[Charts and diagrams as code]
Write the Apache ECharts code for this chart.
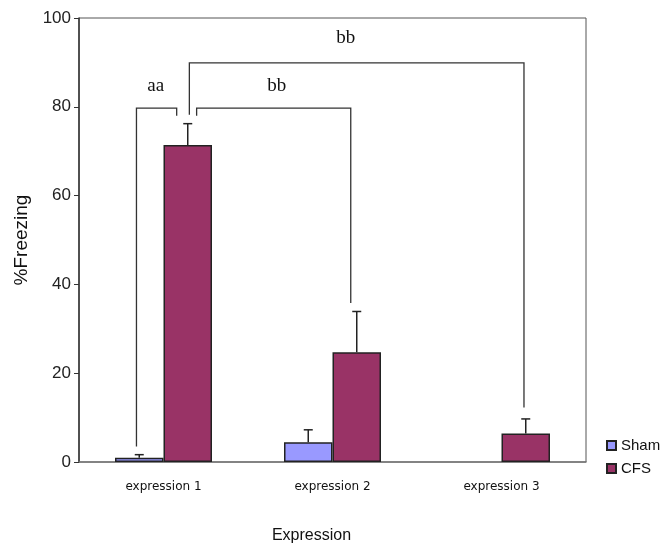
<!DOCTYPE html>
<html>
<head>
<meta charset="utf-8">
<script src="https://cdn.jsdelivr.net/npm/echarts@6/dist/echarts.min.js"></script>
<style>
  html, body { margin: 0; padding: 0; background: #fff; }
  #chart { width: 665px; height: 549px; }
</style>
</head>
<body>
<div id="chart"></div>
<script>
// Categories and values
const categories = ['expression 1', 'expression 2', 'expression 3'];
const shamMean = [0.95, 4.45, 0];
const shamErr = [0.7, 2.8, 0];
const cfsMean = [71.4, 24.7, 6.4];
const cfsErr = [4.8, 9.2, 3.3];
const yTicks = [0, 20, 40, 60, 80, 100];

// Significance brackets: points as [category, offset in band, value]
const brackets = [
    { label: 'aa', labelAt: [0, -0.046, 84.6],
      pts: [[0, -0.16, 3.5], [0, -0.16, 79.7], [0, 0.078, 79.7], [0, 0.078, 78.0]] },
    { label: 'bb', labelAt: [1, -0.33, 84.6],
      pts: [[0, 0.196, 78.0], [0, 0.196, 79.7], [1, 0.108, 79.7], [1, 0.108, 35.8]] },
    { label: 'bb', labelAt: [1, 0.078, 95.6],
      pts: [[0, 0.153, 78.2], [0, 0.153, 89.9], [2, 0.133, 89.9], [2, 0.133, 12.3]] }
];

const chart = echarts.init(document.getElementById('chart'), null, { renderer: 'canvas' });

const barW = 48.5;

// a zero mean draws no bar (Excel shows nothing there)
const asBar = arr => arr.map(v => (v === 0 ? '-' : v));

// Error bars drawn upward from the mean
function errorSeries(name, means, errs, side) {
    return {
        name: name + ' err',
        type: 'custom',
        z: 5,
        data: means.map((m, i) => [i, m, m + errs[i]]),
        encode: { x: 0, y: [1, 2] },
        renderItem: function (params, api) {
            if (api.value(2) <= api.value(1)) return null;
            const lo = api.coord([api.value(0), api.value(1)]);
            const hi = api.coord([api.value(0), api.value(2)]);
            const x = lo[0] + side * barW / 2;
            return {
                type: 'group',
                children: [
                    { type: 'line', shape: { x1: x, y1: lo[1], x2: x, y2: hi[1] },
                      style: { stroke: '#222', lineWidth: 1.5 } },
                    { type: 'line', shape: { x1: x - 4.5, y1: hi[1], x2: x + 4.5, y2: hi[1] },
                      style: { stroke: '#222', lineWidth: 1.5 } }
                ]
            };
        }
    };
}

const option = {
    animation: false,
    backgroundColor: '#fff',
    grid: {
        left: 79, right: 79, top: 18, bottom: 75,
        show: true, borderColor: '#555', borderWidth: 1
    },
    legend: {
        data: ['Sham', 'CFS'],
        orient: 'vertical',
        left: 601, top: 433,
        icon: 'rect',
        itemWidth: 9, itemHeight: 9, itemGap: 8,
        textStyle: { fontFamily: 'Liberation Sans', fontSize: 15, color: '#111' }
    },
    xAxis: {
        type: 'category',
        data: categories,
        name: 'Expression',
        nameLocation: 'middle',
        nameGap: 66,
        nameTextStyle: { fontFamily: 'Liberation Sans', fontSize: 16, color: '#111', padding: [0, 42, 0, 0] },
        axisLine: { lineStyle: { color: '#777', width: 1.5 } },
        axisTick: { show: false },
        axisLabel: { fontFamily: 'DejaVu Sans', fontSize: 12, color: '#111', margin: 19 },
        splitLine: { show: false }
    },
    yAxis: {
        type: 'value',
        min: yTicks[0], max: yTicks[yTicks.length - 1], interval: 20,
        name: '%Freezing',
        nameLocation: 'middle',
        nameRotate: 90,
        nameGap: 44,
        nameTextStyle: { fontFamily: 'Liberation Sans', fontSize: 19, color: '#111' },
        axisLine: { show: true, lineStyle: { color: '#333', width: 1.5 } },
        axisTick: { show: true, inside: false, length: 5, lineStyle: { color: '#333' } },
        axisLabel: { fontFamily: 'Liberation Sans', fontSize: 17, color: '#222', margin: 8 },
        splitLine: { show: false }
    },
    series: [
        {
            name: 'Sham', type: 'bar', data: asBar(shamMean),
            barWidth: barW, barGap: '0%',
            itemStyle: { color: '#9999ff', borderColor: '#222', borderWidth: 1.5 }
        },
        {
            name: 'CFS', type: 'bar', data: asBar(cfsMean),
            barWidth: barW, barGap: '0%',
            itemStyle: { color: '#993366', borderColor: '#222', borderWidth: 1.5 }
        },
        errorSeries('Sham', shamMean, shamErr, -1),
        errorSeries('CFS', cfsMean, cfsErr, 1),
        {
            name: 'brackets',
            type: 'custom',
            z: 6,
            clip: false,
            data: brackets.map((b, i) => [i]),
            encode: { x: 0 },
            renderItem: function (params, api) {
                const b = brackets[params.dataIndex];
                const band = api.size([1, 0])[0];
                const toPx = p => {
                    const c = api.coord([p[0], p[2]]);
                    return [c[0] + p[1] * band, c[1]];
                };
                const lp = toPx(b.labelAt);
                return {
                    type: 'group',
                    children: [
                        { type: 'polyline', shape: { points: b.pts.map(toPx) },
                          style: { stroke: '#333', lineWidth: 1.3, fill: null } },
                        { type: 'text', x: lp[0], y: lp[1],
                          style: { text: b.label, font: '19px "Liberation Serif"', fill: '#111',
                                   align: 'center', verticalAlign: 'middle' } }
                    ]
                };
            }
        }
    ]
};

chart.setOption(option);
</script>
</body>
</html>
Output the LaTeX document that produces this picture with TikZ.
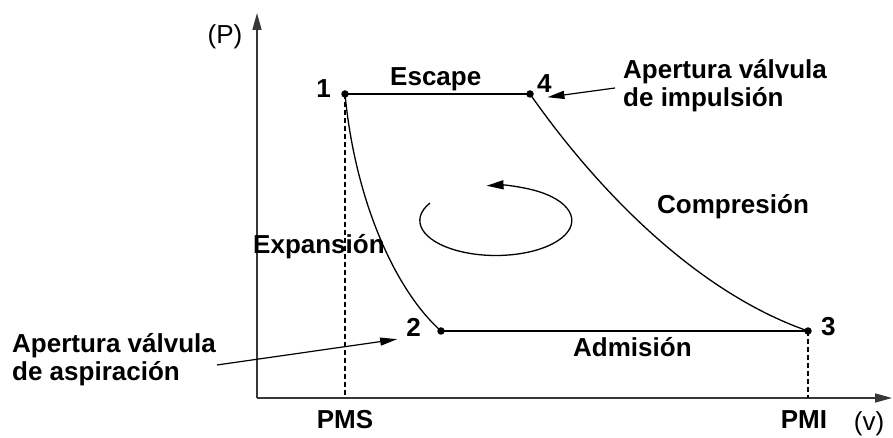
\documentclass[tikz,border=0pt]{standalone}
\usepackage{fontspec}
\setmainfont{Liberation Sans}
\usetikzlibrary{arrows.meta,positioning}
\definecolor{axisgray}{RGB}{55,55,55}
\tikzset{
  cycle line/.style={line width=1.3pt, black},
  axis line/.style={line width=1.6pt, axisgray, -{Triangle[length=17pt,width=9pt]}},
  guide line/.style={line width=1.1pt, black, dash pattern=on 5pt off 3pt},
  pointer arrow/.style={line width=1.2pt, black, -{Triangle[length=17pt,width=8pt]}},
  state dot/.style={circle, fill=black, inner sep=0pt, minimum size=7.5pt},
  state label/.style={font=\fontsize{26}{28}\selectfont\bfseries, inner sep=0pt},
  phase label/.style={font=\fontsize{26}{28.5}\selectfont\bfseries, inner sep=0pt, align=left},
  axis label/.style={font=\fontsize{26}{28}\selectfont, inner sep=0pt}
}

\begin{document}
\begin{tikzpicture}[x=1pt, y=1pt]
    \useasboundingbox (0,0) rectangle (893,438);
    \coordinate (origin) at (257,40);
    \coordinate (p top) at (257,425);
    \coordinate (v end) at (892,40);
    \coordinate (p1) at (345,344);
    \coordinate (p4) at (530,344);
    \coordinate (p2) at (441,107);
    \coordinate (p3) at (808,107);
    \coordinate (foot1) at (345,40);
    \coordinate (foot3) at (808,40);
    \coordinate (swirl start) at (430,235);
    \coordinate (asp tail) at (217,73);
    \coordinate (imp tail) at (615,350);

    \draw[axis line] (origin) -- (p top);
    \draw[axis line] (origin) -- (v end);
    \draw[guide line] (p1) -- (foot1);
    \draw[guide line] (p3) -- (foot3);

    \draw[cycle line] (p1) -- (p4);
    \draw[cycle line] (p2) -- (p3);
    \draw[cycle line] (p1) .. controls (355,238) and (395,148) .. (p2);
    \draw[cycle line] (p4) .. controls (590,258) and (690,148) .. (p3);
    \draw[cycle line, -{Triangle[length=17pt,width=9pt]}] (swirl start)
      arc[start angle=150, end angle=457, x radius=76, y radius=35];

    \node[state dot] (d1) at (p1) {};
    \node[state dot] (d2) at (p2) {};
    \node[state dot] (d3) at (p3) {};
    \node[state dot] (d4) at (p4) {};

    \node[state label, anchor=base east, xshift=-14pt, yshift=-4pt] (n1) at (p1) {1};
    \node[state label, anchor=base west, xshift=7pt, yshift=1pt] (n4) at (p4) {4};
    \node[state label, anchor=base east, xshift=-20pt, yshift=-6pt] (n2) at (p2) {2};
    \node[state label, anchor=base west, xshift=13pt, yshift=-5pt] (n3) at (p3) {3};

    \node[state label, below=12pt of foot1] (pms) {PMS};
    \node[state label, below=12pt of foot3, xshift=-4pt] (pmi) {PMI};
    \node[axis label, anchor=base] (p label) at (225,394) {(P)};
    \node[axis label, anchor=base] (v label) at (869,7) {(v)};

    \node[phase label, anchor=base west] (escape) at (390,352) {Escape};
    \node[phase label, anchor=base west] (expansion) at (253,184) {Expansión};
    \node[phase label, anchor=base west] (compression) at (657,224) {Compresión};
    \node[phase label, anchor=base west] (admission) at (573,81) {Admisión};
    \node[phase label, anchor=north west] (asp note) at (12,105) {Apertura válvula\\de aspiración};
    \node[phase label, anchor=north west] (imp note) at (623,379) {Apertura válvula\\de impulsión};

    \draw[pointer arrow] (asp tail) -- ([xshift=-9pt,yshift=-2pt]n2.south west);
    \draw[pointer arrow] (imp tail) -- ([xshift=3pt,yshift=-4pt]n4.south);
  \end{tikzpicture}
\end{document}
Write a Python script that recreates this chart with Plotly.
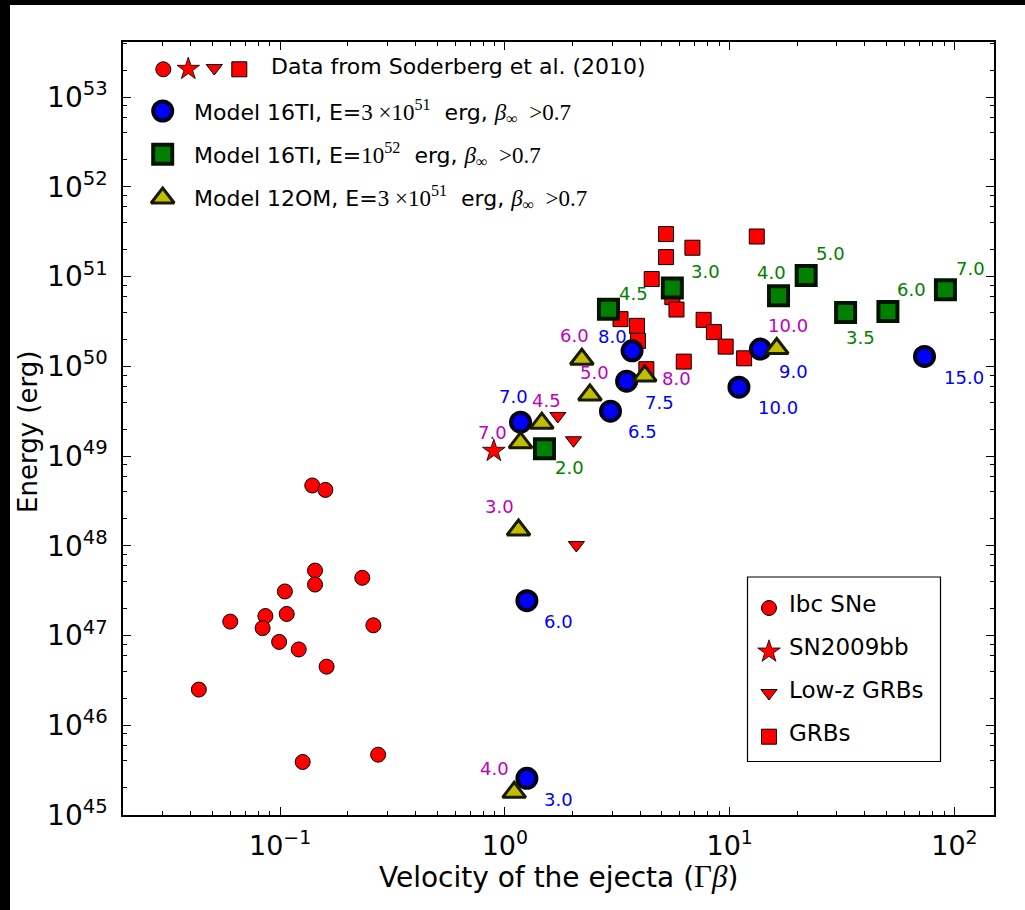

▶ _Work to do_
Copy nothing but the lines from the top of the material through the line holding "const yTicks = [0, 20, 40, 60, 80, 100];", exactly as written; omit pictures.

▶ _Exercise solution_
Write the Apache ECharts code for this chart.
<!DOCTYPE html>
<html>
<head>
<meta charset="utf-8">
<script src="https://cdn.jsdelivr.net/npm/echarts@6/dist/echarts.min.js"></script>
<style>
  html, body { margin: 0; padding: 0; background: #fff; }
  #chart { width: 665px; height: 549px; }
</style>
</head>
<body>
<div id="chart"></div>
<script>
// Categories and values
const categories = ['expression 1', 'expression 2', 'expression 3'];
const shamMean = [0.95, 4.45, 0];
const shamErr = [0.7, 2.8, 0];
const cfsMean = [71.4, 24.7, 6.4];
const cfsErr = [4.8, 9.2, 3.3];
const yTicks = [0, 20, 40, 60, 80, 100];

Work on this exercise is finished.